Французская проза конца XIX столетия — величайший каталог всего сущего, осмысление пяти веков национальной истории, грандиозная попытка избыть военные поражения, революцию, Наполеона, Коммуну. После падения Парижа и семидесяти дней Коммуны, после великой и последней национальной смуты французы выстроили на Монмартре церковь Сакре-Кёр — самый высокий храм Парижа, воздвигнутый во искупление кровавых ошибок и непредставимых жестокостей последнего столетия своей истории. Так и стоит эта белая церковь на холме над Парижем, на самой высокой точке, напоминая о титанической попытке вновь обрести национальное единство. Французская проза этих времен — великая трансформация всего национального опыта. В литературном отношении это предел совершенства: не родился стилист лучше Флобера, романист масштабней Золя и новеллист сильнее Мопассана. И не родятся — потому что каждый из этих троих изобрел собственный род литературы (добавим к этому Гюго, изобретшего французскую драму, романтическую поэзию, а также нравоописательный исторический роман — «Война и мир» является точной полемической калькой «Отверженных», и даже карта Бородинской битвы помещена туда в полном соответствии с описанием Аустерлица во второй части романа Гюго. Хороший роман «Война и мир», нет слов, но не будем забывать, откуда взялся его чертеж и большинство композиционных приемов).

2

Сам он считал себя сыном Флобера, и не без оснований. У его матери, Лоры, вполне мог быть роман с этим замкнутым, раздражительным, апоплексическим, мрачным и любвеобильным великаном, умевшим, однако, чувствовать глубоко и влюбляться надолго: «Иродиада» появилась у нас благодаря его влюбленности в танцовщицу Кучук Ханым. Скажу странную вещь — но, может, вся титаническая борьба Флобера с языком, вся его работа над стилем, все эти «две строчки за неделю» и т. д. были отчасти и средством борьбы с собственной чувственностью, с жаждой гастрономических и эротических удовольствий. Проза — не столько способ отражения мира, сколько мощный инструмент самовоспитания, превращения самого себя в тот единственный тип сверхчеловека, который не несет гибели окружающим.

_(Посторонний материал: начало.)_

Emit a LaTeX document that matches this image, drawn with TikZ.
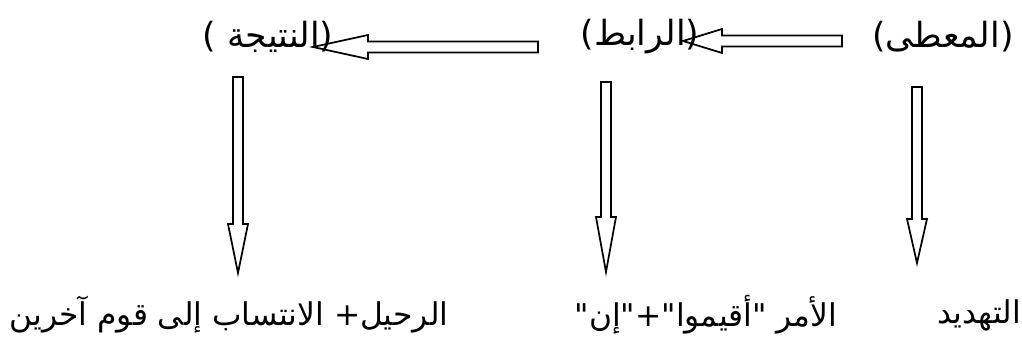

Вера в отцовство Флобера — не просто красивый миф. Всякая легенда требует ответственности, за нее надо платить. Надо было готовить Флобера к погребению, обмывать труп, обрызгивать его одеколоном — делать все, что делают обычно старухи-плакальщицы. Это не так-то легко. И делать это может — имеет право — только тот, кто искренне считает себя ближайшим к покойнику существом: в их случае это так и было.

Насчет внешнего сходства — налицо все совпадения, кроме роста. Флобер был огромный, с Тургенева ростом, а тут — рост средний (никак не ниже, сколько бы ни клеветали злопыхатели). Насчет толщины — «маленький, толстый, красноглазый», писала одна из обиженных, — тоже преувеличение, но он был крепок, как нормандский бык: толстая красная шея, красная не апоплексически, а от загара, потому что каждое лето неутомимо странствовал, сначала на лодке по Сене, потом на яхте «Милый друг» по Средиземному морю. Пышные русые усы. Широкая грудь, маленькие крепкие кисти, несколько коротковатые ноги, густой баритон, голос громкий, движения порывистые.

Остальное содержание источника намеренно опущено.